*What you have to do*: Starting at the line that contains "Clone this chart in Apache ECharts.", copy every line down to the line that contains "const lastYear = 2019, lastMonth = 11;", inclusive, exactly as it stands. Omit all other lines.

[Rows from a dataset of charts and code]

▼

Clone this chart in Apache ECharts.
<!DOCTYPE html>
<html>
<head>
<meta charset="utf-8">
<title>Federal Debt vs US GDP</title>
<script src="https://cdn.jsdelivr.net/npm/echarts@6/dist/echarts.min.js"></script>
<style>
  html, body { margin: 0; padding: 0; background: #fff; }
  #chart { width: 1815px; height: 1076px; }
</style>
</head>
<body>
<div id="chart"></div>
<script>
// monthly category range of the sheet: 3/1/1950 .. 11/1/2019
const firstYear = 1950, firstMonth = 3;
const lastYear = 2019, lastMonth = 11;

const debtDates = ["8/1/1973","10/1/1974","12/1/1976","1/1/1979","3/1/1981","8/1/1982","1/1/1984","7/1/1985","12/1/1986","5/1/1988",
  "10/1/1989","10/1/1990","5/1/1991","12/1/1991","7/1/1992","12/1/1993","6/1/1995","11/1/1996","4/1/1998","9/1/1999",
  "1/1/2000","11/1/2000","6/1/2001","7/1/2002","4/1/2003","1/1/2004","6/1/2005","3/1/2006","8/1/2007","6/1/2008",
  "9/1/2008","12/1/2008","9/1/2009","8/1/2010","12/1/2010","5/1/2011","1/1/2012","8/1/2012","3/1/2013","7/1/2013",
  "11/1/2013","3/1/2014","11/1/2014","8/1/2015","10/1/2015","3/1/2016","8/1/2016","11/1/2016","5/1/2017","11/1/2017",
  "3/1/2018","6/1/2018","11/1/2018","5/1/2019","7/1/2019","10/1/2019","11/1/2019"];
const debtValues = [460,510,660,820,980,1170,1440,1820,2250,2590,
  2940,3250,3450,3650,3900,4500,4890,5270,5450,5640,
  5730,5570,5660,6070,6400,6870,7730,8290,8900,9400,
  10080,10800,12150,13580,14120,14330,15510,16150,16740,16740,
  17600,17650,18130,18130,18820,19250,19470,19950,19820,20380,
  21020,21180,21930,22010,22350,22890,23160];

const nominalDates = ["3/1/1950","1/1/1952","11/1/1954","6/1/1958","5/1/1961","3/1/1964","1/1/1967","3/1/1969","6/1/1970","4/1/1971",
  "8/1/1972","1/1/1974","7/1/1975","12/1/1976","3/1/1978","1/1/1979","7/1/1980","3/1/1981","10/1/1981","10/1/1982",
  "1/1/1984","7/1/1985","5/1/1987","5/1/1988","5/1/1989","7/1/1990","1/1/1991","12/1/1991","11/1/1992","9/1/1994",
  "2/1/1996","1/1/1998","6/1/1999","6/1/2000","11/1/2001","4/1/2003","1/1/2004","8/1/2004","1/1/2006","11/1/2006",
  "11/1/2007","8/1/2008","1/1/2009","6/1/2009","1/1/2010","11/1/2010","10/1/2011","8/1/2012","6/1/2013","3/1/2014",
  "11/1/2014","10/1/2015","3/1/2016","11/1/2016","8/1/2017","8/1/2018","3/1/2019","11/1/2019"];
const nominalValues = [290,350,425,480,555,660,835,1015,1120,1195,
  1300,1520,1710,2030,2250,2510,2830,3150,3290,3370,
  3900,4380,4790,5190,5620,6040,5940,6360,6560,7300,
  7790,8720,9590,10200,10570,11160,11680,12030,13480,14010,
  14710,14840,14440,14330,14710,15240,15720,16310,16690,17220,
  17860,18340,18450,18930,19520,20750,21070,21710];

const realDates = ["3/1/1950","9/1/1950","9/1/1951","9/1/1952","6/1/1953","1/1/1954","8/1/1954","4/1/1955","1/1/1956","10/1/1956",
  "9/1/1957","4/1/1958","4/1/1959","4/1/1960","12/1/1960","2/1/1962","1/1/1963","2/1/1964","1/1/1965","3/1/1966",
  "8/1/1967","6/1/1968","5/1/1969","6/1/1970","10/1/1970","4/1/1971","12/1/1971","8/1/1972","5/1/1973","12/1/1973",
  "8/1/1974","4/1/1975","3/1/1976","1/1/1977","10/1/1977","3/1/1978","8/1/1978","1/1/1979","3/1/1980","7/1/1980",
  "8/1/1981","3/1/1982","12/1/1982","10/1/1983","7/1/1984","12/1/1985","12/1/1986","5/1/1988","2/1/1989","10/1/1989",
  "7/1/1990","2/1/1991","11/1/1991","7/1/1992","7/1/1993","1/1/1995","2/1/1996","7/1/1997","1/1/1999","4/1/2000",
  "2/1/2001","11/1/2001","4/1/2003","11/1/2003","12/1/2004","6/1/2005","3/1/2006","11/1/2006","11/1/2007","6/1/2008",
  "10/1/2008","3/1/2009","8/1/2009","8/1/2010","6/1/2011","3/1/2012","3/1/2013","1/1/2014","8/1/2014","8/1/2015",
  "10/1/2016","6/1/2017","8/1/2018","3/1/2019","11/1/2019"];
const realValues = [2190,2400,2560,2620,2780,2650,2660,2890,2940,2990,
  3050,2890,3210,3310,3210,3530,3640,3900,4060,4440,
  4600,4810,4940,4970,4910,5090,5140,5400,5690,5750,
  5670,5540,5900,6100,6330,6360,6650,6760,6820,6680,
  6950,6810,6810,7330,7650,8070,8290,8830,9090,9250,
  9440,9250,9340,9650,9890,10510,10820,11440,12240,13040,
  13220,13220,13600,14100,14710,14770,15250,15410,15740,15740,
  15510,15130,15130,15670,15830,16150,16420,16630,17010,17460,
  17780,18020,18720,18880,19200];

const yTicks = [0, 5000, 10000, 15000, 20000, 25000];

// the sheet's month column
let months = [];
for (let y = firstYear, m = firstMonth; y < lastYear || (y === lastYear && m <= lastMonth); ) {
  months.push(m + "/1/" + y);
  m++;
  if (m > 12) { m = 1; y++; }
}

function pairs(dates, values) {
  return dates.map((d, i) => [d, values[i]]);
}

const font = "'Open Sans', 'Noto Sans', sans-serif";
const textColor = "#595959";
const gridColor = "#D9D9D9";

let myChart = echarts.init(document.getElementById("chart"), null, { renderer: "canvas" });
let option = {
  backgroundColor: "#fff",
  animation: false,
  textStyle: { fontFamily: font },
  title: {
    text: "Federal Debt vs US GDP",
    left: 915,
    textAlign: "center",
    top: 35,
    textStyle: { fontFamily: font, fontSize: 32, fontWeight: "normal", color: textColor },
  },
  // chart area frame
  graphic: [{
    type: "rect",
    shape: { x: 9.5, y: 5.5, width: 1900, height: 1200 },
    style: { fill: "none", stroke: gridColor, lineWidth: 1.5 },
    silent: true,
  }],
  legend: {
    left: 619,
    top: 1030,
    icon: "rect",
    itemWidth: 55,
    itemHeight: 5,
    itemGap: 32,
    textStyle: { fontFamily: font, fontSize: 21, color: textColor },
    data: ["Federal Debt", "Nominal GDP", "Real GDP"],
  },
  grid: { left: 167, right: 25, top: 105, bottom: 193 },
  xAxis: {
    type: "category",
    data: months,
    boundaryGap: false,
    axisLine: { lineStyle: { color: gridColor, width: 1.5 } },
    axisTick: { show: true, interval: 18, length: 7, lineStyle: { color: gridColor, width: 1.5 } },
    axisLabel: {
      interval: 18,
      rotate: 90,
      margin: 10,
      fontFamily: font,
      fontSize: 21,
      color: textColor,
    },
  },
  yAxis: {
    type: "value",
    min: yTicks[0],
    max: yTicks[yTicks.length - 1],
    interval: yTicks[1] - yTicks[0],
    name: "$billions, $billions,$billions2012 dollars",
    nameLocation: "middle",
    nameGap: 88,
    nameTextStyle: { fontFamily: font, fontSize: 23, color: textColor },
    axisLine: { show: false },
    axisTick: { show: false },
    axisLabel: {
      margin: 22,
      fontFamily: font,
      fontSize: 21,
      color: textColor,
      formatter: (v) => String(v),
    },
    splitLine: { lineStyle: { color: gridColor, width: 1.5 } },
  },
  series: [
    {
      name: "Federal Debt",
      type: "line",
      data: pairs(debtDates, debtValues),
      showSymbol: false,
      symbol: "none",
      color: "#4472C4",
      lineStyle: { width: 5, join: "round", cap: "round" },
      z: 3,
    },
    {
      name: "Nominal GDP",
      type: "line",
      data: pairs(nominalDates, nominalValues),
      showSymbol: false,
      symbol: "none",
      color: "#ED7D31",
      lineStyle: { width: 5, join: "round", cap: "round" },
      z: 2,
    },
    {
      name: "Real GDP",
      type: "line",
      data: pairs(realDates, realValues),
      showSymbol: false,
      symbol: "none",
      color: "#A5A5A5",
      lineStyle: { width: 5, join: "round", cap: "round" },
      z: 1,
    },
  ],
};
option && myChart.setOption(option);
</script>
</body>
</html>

▲
▼

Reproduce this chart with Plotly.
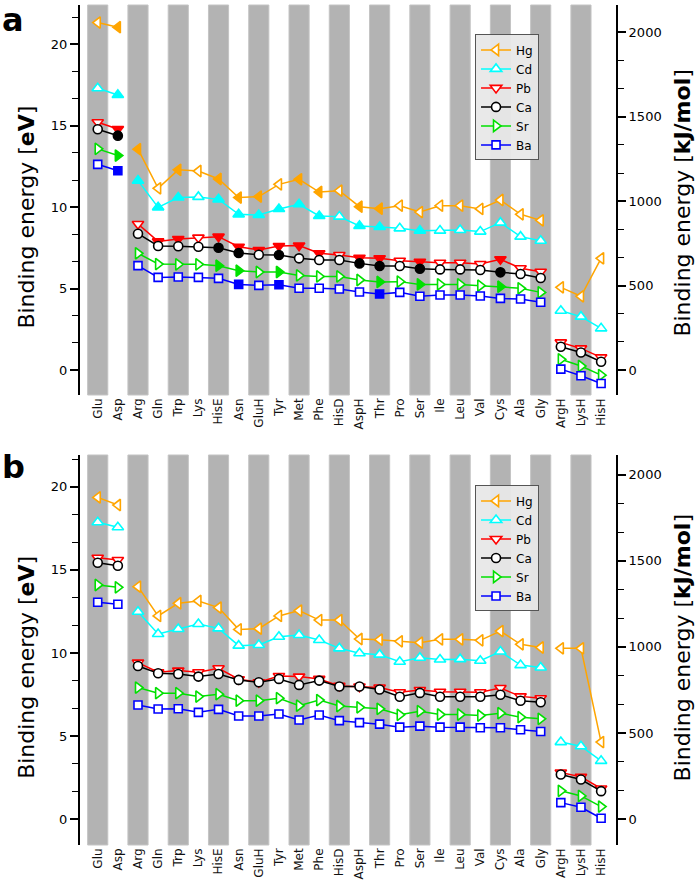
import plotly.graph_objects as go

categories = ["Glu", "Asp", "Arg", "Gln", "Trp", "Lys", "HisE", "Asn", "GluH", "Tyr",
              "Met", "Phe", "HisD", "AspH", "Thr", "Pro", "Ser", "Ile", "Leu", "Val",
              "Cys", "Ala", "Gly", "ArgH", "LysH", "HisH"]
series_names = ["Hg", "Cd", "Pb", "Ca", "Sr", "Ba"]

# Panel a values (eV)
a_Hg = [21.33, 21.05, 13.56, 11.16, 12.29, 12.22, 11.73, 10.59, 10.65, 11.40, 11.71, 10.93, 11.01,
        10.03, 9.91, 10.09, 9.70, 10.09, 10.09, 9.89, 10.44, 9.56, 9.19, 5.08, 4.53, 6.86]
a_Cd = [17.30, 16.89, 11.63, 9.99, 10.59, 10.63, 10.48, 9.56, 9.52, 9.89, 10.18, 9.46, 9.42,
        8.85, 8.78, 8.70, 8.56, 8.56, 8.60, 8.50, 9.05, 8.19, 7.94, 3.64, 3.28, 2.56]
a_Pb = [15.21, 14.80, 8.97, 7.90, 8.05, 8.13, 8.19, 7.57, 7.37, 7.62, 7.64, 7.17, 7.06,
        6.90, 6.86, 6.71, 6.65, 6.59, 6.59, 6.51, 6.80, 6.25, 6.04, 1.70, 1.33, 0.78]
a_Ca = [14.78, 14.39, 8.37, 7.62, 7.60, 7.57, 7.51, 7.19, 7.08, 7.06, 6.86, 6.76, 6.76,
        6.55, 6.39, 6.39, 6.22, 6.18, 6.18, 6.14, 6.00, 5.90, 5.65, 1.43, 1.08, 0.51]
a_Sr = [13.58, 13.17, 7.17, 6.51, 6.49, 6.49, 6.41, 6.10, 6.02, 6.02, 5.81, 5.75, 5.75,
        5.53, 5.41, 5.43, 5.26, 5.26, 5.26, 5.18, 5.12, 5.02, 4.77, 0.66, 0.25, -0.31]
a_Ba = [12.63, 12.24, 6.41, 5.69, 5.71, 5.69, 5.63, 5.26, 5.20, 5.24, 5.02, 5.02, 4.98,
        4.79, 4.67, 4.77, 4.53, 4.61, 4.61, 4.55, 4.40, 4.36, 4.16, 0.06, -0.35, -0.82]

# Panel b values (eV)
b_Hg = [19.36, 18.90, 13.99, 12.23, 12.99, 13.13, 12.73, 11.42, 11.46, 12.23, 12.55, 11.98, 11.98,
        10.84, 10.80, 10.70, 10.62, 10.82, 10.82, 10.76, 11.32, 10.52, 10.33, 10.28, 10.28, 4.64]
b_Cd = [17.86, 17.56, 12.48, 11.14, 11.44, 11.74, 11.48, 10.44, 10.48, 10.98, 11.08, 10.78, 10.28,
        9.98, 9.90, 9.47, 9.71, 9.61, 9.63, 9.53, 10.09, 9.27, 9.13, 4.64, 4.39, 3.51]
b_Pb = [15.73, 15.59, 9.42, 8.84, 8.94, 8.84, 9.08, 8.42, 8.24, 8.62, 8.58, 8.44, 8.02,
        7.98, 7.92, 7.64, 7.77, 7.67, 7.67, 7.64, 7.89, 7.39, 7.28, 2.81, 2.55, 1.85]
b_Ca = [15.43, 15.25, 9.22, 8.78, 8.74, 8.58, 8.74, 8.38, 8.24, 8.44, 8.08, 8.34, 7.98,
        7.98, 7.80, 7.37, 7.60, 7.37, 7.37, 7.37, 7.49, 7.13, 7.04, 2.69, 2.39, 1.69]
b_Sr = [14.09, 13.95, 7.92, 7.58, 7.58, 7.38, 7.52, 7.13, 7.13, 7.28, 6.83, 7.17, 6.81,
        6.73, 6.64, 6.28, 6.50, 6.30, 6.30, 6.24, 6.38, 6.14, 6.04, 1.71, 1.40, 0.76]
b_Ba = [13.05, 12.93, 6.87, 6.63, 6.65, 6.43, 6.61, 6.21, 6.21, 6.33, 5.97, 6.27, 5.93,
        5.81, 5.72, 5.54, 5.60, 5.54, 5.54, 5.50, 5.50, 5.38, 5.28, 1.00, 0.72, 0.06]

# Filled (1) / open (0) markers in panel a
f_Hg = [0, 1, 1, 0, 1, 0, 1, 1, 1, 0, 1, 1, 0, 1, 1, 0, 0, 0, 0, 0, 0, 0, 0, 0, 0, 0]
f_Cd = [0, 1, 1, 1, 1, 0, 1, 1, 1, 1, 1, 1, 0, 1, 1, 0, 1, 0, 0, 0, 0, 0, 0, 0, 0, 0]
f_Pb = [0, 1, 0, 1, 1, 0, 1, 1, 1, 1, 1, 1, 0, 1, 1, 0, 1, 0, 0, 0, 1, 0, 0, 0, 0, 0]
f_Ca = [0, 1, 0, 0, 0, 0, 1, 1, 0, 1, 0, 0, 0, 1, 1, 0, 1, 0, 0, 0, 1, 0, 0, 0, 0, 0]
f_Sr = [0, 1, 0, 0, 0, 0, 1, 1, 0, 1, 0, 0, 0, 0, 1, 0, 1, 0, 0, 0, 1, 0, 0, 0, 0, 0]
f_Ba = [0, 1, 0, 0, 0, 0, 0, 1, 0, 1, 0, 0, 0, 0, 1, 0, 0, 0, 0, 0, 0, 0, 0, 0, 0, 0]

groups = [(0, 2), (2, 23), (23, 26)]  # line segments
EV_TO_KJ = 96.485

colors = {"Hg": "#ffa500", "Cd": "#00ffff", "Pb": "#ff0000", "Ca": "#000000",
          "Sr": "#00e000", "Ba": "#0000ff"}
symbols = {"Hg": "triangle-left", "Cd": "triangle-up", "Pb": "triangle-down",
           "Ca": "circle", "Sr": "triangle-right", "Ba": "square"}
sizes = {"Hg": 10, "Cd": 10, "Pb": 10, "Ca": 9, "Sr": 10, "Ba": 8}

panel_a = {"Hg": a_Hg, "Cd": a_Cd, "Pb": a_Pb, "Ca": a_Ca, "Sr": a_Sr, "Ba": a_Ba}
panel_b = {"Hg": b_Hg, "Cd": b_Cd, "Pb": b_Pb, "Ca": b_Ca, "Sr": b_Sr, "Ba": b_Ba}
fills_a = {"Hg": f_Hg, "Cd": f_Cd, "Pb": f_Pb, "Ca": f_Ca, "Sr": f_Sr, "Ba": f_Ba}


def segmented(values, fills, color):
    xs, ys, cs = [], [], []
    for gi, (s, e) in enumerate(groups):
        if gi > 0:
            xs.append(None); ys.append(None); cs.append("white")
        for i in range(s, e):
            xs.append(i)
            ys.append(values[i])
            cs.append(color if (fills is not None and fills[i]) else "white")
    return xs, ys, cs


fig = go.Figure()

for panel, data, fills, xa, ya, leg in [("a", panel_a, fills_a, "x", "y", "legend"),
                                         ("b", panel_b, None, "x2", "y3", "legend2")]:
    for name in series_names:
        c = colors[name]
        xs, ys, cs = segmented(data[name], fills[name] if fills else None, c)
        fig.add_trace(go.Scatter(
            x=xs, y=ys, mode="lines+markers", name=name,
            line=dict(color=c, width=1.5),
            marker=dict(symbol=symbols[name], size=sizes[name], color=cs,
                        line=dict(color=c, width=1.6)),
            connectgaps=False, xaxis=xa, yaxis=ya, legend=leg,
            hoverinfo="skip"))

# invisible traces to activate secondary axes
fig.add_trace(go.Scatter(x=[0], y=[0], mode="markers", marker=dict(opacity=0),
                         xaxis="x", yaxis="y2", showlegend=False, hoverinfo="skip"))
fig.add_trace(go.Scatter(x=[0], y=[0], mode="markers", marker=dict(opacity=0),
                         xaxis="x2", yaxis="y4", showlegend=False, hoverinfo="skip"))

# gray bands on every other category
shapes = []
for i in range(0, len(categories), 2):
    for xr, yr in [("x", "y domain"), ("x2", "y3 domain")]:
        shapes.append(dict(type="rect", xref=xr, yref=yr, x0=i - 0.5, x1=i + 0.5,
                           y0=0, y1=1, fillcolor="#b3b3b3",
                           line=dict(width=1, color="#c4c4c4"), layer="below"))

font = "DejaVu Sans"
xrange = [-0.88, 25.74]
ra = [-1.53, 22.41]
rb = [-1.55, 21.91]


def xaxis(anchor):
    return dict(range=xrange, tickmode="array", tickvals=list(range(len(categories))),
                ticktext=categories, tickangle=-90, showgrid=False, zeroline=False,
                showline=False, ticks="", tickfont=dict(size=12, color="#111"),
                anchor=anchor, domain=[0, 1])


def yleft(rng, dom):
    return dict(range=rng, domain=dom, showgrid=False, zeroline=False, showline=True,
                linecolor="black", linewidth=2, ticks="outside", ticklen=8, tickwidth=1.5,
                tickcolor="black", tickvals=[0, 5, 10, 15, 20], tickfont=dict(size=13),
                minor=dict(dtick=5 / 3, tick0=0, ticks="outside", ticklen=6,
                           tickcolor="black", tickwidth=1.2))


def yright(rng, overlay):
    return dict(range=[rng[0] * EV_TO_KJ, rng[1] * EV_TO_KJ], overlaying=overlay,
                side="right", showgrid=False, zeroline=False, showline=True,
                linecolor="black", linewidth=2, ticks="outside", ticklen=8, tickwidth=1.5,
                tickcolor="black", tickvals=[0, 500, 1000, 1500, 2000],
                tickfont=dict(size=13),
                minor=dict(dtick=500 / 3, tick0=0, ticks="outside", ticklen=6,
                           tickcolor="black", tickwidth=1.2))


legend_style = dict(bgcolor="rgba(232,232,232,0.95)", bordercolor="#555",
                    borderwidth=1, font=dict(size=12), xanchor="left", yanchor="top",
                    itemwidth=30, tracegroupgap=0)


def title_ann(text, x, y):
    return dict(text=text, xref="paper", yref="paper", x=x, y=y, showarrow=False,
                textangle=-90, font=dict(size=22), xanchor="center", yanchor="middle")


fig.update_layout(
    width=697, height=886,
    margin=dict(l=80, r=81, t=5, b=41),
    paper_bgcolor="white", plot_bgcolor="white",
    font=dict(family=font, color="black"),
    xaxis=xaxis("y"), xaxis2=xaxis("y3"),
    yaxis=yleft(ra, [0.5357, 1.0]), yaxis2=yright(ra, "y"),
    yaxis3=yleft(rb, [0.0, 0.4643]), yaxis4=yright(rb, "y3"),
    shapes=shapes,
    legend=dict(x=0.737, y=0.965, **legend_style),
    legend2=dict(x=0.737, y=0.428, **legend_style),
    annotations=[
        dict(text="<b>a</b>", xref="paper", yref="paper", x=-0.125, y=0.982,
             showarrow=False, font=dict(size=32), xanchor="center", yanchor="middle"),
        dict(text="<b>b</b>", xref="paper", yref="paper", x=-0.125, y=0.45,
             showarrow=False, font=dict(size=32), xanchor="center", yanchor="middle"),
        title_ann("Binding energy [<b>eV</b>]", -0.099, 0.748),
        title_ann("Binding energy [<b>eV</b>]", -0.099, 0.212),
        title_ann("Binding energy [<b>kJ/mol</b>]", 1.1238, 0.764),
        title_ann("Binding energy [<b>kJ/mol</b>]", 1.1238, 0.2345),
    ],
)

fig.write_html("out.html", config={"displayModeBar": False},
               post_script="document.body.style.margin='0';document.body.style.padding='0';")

▲
▼

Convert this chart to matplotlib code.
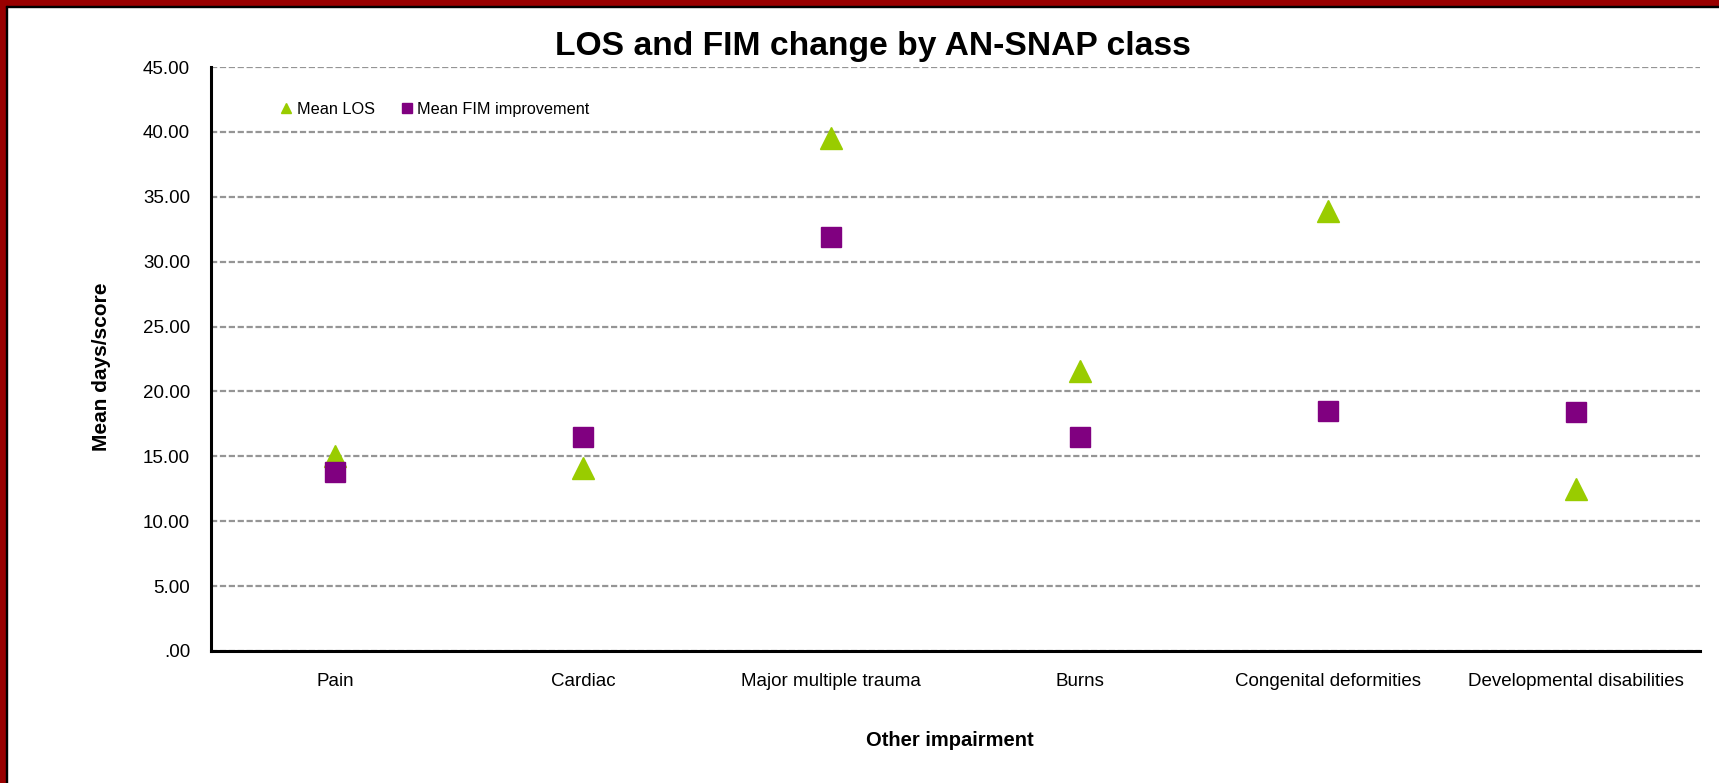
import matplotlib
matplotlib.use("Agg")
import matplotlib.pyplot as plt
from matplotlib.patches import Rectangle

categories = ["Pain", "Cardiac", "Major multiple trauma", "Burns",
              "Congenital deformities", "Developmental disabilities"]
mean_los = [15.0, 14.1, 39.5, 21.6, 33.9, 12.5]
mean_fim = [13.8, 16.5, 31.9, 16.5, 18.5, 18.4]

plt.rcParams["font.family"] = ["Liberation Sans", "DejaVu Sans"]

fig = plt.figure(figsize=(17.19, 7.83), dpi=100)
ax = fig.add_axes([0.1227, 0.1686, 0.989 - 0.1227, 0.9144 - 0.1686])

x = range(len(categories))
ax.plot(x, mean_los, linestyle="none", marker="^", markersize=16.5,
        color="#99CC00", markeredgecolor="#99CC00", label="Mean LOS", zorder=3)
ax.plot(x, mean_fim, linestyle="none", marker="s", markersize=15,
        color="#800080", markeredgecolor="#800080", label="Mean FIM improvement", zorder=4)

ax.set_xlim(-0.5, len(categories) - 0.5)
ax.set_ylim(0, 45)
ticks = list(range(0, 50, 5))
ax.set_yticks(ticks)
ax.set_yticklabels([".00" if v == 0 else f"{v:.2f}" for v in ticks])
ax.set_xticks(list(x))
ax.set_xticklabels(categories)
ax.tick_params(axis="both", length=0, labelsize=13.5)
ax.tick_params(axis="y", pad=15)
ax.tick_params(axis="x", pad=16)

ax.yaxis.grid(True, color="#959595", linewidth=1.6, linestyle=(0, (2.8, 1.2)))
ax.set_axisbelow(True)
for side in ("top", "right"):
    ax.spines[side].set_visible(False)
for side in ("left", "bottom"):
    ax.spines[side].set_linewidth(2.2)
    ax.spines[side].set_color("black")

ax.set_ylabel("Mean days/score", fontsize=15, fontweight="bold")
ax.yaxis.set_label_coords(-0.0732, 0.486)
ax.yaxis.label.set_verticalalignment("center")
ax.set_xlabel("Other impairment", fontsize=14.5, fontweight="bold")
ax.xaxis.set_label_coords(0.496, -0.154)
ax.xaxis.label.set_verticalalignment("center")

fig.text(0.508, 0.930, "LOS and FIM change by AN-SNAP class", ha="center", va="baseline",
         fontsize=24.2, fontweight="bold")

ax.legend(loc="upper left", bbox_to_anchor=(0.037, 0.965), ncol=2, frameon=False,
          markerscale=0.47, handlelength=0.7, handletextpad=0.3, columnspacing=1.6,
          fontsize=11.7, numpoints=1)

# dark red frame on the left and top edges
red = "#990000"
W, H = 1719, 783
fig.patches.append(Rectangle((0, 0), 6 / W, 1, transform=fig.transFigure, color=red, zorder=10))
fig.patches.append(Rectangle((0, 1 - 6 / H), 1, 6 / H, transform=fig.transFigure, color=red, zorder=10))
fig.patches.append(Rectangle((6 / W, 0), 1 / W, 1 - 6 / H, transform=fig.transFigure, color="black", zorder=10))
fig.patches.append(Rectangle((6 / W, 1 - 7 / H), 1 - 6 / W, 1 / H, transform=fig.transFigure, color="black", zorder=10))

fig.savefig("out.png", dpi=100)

▲

*Finished task*:
Clone this chart in Apache ECharts.
<!DOCTYPE html>
<html>
<head>
<meta charset="utf-8">
<title>Federal Debt vs US GDP</title>
<script src="https://cdn.jsdelivr.net/npm/echarts@6/dist/echarts.min.js"></script>
<style>
  html, body { margin: 0; padding: 0; background: #fff; }
  #chart { width: 1815px; height: 1076px; }
</style>
</head>
<body>
<div id="chart"></div>
<script>
// monthly category range of the sheet: 3/1/1950 .. 11/1/2019
const firstYear = 1950, firstMonth = 3;
const lastYear = 2019, lastMonth = 11;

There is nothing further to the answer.